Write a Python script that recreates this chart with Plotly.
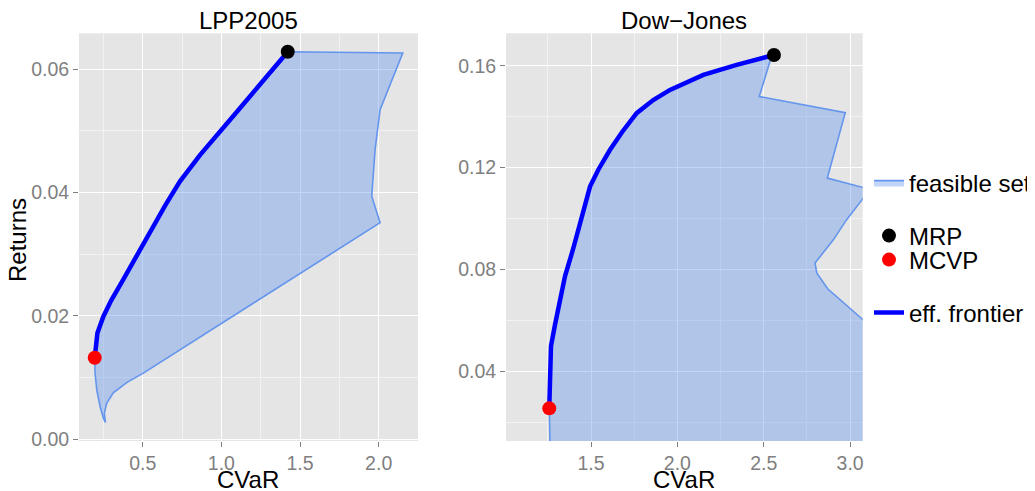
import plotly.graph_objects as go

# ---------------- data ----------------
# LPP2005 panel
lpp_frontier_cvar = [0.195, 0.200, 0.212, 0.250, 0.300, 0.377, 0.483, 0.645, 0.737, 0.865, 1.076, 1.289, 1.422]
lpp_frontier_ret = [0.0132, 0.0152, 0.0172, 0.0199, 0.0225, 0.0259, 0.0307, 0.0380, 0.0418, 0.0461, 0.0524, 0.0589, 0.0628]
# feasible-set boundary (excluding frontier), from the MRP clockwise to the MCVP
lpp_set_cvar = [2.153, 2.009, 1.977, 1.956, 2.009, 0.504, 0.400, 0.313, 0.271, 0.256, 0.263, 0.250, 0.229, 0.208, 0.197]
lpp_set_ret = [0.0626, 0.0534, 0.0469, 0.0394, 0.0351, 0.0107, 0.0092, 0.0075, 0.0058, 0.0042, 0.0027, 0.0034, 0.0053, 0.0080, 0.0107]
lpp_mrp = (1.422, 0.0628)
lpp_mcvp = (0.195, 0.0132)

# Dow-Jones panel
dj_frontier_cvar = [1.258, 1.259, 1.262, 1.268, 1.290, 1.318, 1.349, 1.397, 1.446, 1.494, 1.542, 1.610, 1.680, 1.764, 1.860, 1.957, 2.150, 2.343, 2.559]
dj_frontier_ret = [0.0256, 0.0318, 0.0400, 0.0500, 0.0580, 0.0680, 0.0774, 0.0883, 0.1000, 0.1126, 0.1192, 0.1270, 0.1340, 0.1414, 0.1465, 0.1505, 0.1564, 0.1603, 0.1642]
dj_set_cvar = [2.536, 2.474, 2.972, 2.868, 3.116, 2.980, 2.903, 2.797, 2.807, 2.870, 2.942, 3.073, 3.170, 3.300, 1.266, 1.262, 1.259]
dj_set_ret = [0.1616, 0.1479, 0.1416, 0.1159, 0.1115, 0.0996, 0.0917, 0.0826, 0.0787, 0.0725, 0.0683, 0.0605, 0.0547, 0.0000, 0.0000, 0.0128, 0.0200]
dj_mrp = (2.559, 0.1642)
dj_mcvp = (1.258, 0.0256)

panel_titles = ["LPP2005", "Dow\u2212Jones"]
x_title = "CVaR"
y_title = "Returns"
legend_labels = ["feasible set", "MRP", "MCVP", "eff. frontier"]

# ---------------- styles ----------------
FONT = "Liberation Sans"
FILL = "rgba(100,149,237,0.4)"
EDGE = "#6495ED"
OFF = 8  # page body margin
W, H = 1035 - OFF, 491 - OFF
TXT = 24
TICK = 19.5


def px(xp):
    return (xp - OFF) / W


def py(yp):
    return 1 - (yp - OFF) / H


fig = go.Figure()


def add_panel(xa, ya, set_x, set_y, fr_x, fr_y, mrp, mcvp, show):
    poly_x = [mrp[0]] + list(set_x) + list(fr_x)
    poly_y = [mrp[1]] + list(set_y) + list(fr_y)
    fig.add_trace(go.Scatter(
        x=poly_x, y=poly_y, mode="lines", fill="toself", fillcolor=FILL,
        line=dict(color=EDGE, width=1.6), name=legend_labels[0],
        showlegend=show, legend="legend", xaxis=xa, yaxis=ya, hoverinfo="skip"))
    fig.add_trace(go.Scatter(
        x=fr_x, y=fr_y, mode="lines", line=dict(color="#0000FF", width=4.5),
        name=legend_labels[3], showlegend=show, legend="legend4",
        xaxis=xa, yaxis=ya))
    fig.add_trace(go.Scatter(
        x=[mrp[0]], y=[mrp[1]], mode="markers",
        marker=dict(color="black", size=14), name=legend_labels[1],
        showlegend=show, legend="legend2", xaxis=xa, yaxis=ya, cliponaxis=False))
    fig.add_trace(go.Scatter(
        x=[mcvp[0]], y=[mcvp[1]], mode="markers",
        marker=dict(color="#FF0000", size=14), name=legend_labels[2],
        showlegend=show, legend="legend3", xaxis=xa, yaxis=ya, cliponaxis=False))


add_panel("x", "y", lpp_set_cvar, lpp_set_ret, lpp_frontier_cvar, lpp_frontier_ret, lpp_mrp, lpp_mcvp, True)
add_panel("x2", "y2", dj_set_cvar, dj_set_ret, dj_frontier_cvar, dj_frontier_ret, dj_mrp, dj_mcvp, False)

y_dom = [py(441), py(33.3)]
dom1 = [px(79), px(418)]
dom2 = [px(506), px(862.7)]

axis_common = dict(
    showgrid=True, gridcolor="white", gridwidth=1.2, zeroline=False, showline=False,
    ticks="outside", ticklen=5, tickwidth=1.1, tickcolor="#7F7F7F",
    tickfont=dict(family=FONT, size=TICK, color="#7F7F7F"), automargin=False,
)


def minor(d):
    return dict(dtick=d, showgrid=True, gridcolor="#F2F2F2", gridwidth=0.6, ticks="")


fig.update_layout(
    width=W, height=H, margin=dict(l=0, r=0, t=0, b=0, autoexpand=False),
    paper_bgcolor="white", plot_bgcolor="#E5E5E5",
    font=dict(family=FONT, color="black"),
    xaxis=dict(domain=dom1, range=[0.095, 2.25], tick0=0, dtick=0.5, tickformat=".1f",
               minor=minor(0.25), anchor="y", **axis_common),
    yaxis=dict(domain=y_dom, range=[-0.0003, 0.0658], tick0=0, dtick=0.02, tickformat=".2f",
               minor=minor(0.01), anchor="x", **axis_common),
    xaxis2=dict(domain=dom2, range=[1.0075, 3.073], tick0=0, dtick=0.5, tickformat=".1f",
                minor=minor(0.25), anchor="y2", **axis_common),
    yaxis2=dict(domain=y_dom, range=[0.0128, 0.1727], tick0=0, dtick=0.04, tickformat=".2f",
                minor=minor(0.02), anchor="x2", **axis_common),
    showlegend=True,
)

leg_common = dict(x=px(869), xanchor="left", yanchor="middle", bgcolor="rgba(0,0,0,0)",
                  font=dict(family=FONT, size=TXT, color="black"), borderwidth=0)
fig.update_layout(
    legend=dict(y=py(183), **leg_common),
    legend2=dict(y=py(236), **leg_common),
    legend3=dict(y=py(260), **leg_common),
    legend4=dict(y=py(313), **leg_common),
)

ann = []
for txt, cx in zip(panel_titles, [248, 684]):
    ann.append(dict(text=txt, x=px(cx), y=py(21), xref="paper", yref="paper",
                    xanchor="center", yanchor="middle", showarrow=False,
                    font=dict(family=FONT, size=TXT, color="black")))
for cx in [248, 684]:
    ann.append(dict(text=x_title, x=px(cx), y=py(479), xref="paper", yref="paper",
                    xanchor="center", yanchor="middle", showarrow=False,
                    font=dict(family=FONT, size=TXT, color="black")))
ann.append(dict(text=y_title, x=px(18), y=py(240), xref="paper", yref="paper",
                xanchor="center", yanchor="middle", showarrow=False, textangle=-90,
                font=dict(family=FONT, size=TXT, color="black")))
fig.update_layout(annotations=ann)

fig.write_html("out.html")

### What is needed
Copy every line above word for word and exclude the pictures.

### Answer to the problem
Write a Python script that recreates this chart with Plotly.
import plotly.graph_objects as go

# ---------------- data ----------------
# LPP2005 panel
lpp_frontier_cvar = [0.195, 0.200, 0.212, 0.250, 0.300, 0.377, 0.483, 0.645, 0.737, 0.865, 1.076, 1.289, 1.422]
lpp_frontier_ret = [0.0132, 0.0152, 0.0172, 0.0199, 0.0225, 0.0259, 0.0307, 0.0380, 0.0418, 0.0461, 0.0524, 0.0589, 0.0628]
# feasible-set boundary (excluding frontier), from the MRP clockwise to the MCVP
lpp_set_cvar = [2.153, 2.009, 1.977, 1.956, 2.009, 0.504, 0.400, 0.313, 0.271, 0.256, 0.263, 0.250, 0.229, 0.208, 0.197]
lpp_set_ret = [0.0626, 0.0534, 0.0469, 0.0394, 0.0351, 0.0107, 0.0092, 0.0075, 0.0058, 0.0042, 0.0027, 0.0034, 0.0053, 0.0080, 0.0107]
lpp_mrp = (1.422, 0.0628)
lpp_mcvp = (0.195, 0.0132)

# Dow-Jones panel
dj_frontier_cvar = [1.258, 1.259, 1.262, 1.268, 1.290, 1.318, 1.349, 1.397, 1.446, 1.494, 1.542, 1.610, 1.680, 1.764, 1.860, 1.957, 2.150, 2.343, 2.559]
dj_frontier_ret = [0.0256, 0.0318, 0.0400, 0.0500, 0.0580, 0.0680, 0.0774, 0.0883, 0.1000, 0.1126, 0.1192, 0.1270, 0.1340, 0.1414, 0.1465, 0.1505, 0.1564, 0.1603, 0.1642]
dj_set_cvar = [2.536, 2.474, 2.972, 2.868, 3.116, 2.980, 2.903, 2.797, 2.807, 2.870, 2.942, 3.073, 3.170, 3.300, 1.266, 1.262, 1.259]
dj_set_ret = [0.1616, 0.1479, 0.1416, 0.1159, 0.1115, 0.0996, 0.0917, 0.0826, 0.0787, 0.0725, 0.0683, 0.0605, 0.0547, 0.0000, 0.0000, 0.0128, 0.0200]
dj_mrp = (2.559, 0.1642)
dj_mcvp = (1.258, 0.0256)

panel_titles = ["LPP2005", "Dow\u2212Jones"]
x_title = "CVaR"
y_title = "Returns"
legend_labels = ["feasible set", "MRP", "MCVP", "eff. frontier"]

# ---------------- styles ----------------
FONT = "Liberation Sans"
FILL = "rgba(100,149,237,0.4)"
EDGE = "#6495ED"
OFF = 8  # page body margin
W, H = 1035 - OFF, 491 - OFF
TXT = 24
TICK = 19.5


def px(xp):
    return (xp - OFF) / W


def py(yp):
    return 1 - (yp - OFF) / H


fig = go.Figure()


def add_panel(xa, ya, set_x, set_y, fr_x, fr_y, mrp, mcvp, show):
    poly_x = [mrp[0]] + list(set_x) + list(fr_x)
    poly_y = [mrp[1]] + list(set_y) + list(fr_y)
    fig.add_trace(go.Scatter(
        x=poly_x, y=poly_y, mode="lines", fill="toself", fillcolor=FILL,
        line=dict(color=EDGE, width=1.6), name=legend_labels[0],
        showlegend=show, legend="legend", xaxis=xa, yaxis=ya, hoverinfo="skip"))
    fig.add_trace(go.Scatter(
        x=fr_x, y=fr_y, mode="lines", line=dict(color="#0000FF", width=4.5),
        name=legend_labels[3], showlegend=show, legend="legend4",
        xaxis=xa, yaxis=ya))
    fig.add_trace(go.Scatter(
        x=[mrp[0]], y=[mrp[1]], mode="markers",
        marker=dict(color="black", size=14), name=legend_labels[1],
        showlegend=show, legend="legend2", xaxis=xa, yaxis=ya, cliponaxis=False))
    fig.add_trace(go.Scatter(
        x=[mcvp[0]], y=[mcvp[1]], mode="markers",
        marker=dict(color="#FF0000", size=14), name=legend_labels[2],
        showlegend=show, legend="legend3", xaxis=xa, yaxis=ya, cliponaxis=False))


add_panel("x", "y", lpp_set_cvar, lpp_set_ret, lpp_frontier_cvar, lpp_frontier_ret, lpp_mrp, lpp_mcvp, True)
add_panel("x2", "y2", dj_set_cvar, dj_set_ret, dj_frontier_cvar, dj_frontier_ret, dj_mrp, dj_mcvp, False)

y_dom = [py(441), py(33.3)]
dom1 = [px(79), px(418)]
dom2 = [px(506), px(862.7)]

axis_common = dict(
    showgrid=True, gridcolor="white", gridwidth=1.2, zeroline=False, showline=False,
    ticks="outside", ticklen=5, tickwidth=1.1, tickcolor="#7F7F7F",
    tickfont=dict(family=FONT, size=TICK, color="#7F7F7F"), automargin=False,
)


def minor(d):
    return dict(dtick=d, showgrid=True, gridcolor="#F2F2F2", gridwidth=0.6, ticks="")


fig.update_layout(
    width=W, height=H, margin=dict(l=0, r=0, t=0, b=0, autoexpand=False),
    paper_bgcolor="white", plot_bgcolor="#E5E5E5",
    font=dict(family=FONT, color="black"),
    xaxis=dict(domain=dom1, range=[0.095, 2.25], tick0=0, dtick=0.5, tickformat=".1f",
               minor=minor(0.25), anchor="y", **axis_common),
    yaxis=dict(domain=y_dom, range=[-0.0003, 0.0658], tick0=0, dtick=0.02, tickformat=".2f",
               minor=minor(0.01), anchor="x", **axis_common),
    xaxis2=dict(domain=dom2, range=[1.0075, 3.073], tick0=0, dtick=0.5, tickformat=".1f",
                minor=minor(0.25), anchor="y2", **axis_common),
    yaxis2=dict(domain=y_dom, range=[0.0128, 0.1727], tick0=0, dtick=0.04, tickformat=".2f",
                minor=minor(0.02), anchor="x2", **axis_common),
    showlegend=True,
)

leg_common = dict(x=px(869), xanchor="left", yanchor="middle", bgcolor="rgba(0,0,0,0)",
                  font=dict(family=FONT, size=TXT, color="black"), borderwidth=0)
fig.update_layout(
    legend=dict(y=py(183), **leg_common),
    legend2=dict(y=py(236), **leg_common),
    legend3=dict(y=py(260), **leg_common),
    legend4=dict(y=py(313), **leg_common),
)

ann = []
for txt, cx in zip(panel_titles, [248, 684]):
    ann.append(dict(text=txt, x=px(cx), y=py(21), xref="paper", yref="paper",
                    xanchor="center", yanchor="middle", showarrow=False,
                    font=dict(family=FONT, size=TXT, color="black")))
for cx in [248, 684]:
    ann.append(dict(text=x_title, x=px(cx), y=py(479), xref="paper", yref="paper",
                    xanchor="center", yanchor="middle", showarrow=False,
                    font=dict(family=FONT, size=TXT, color="black")))
ann.append(dict(text=y_title, x=px(18), y=py(240), xref="paper", yref="paper",
                xanchor="center", yanchor="middle", showarrow=False, textangle=-90,
                font=dict(family=FONT, size=TXT, color="black")))
fig.update_layout(annotations=ann)

fig.write_html("out.html")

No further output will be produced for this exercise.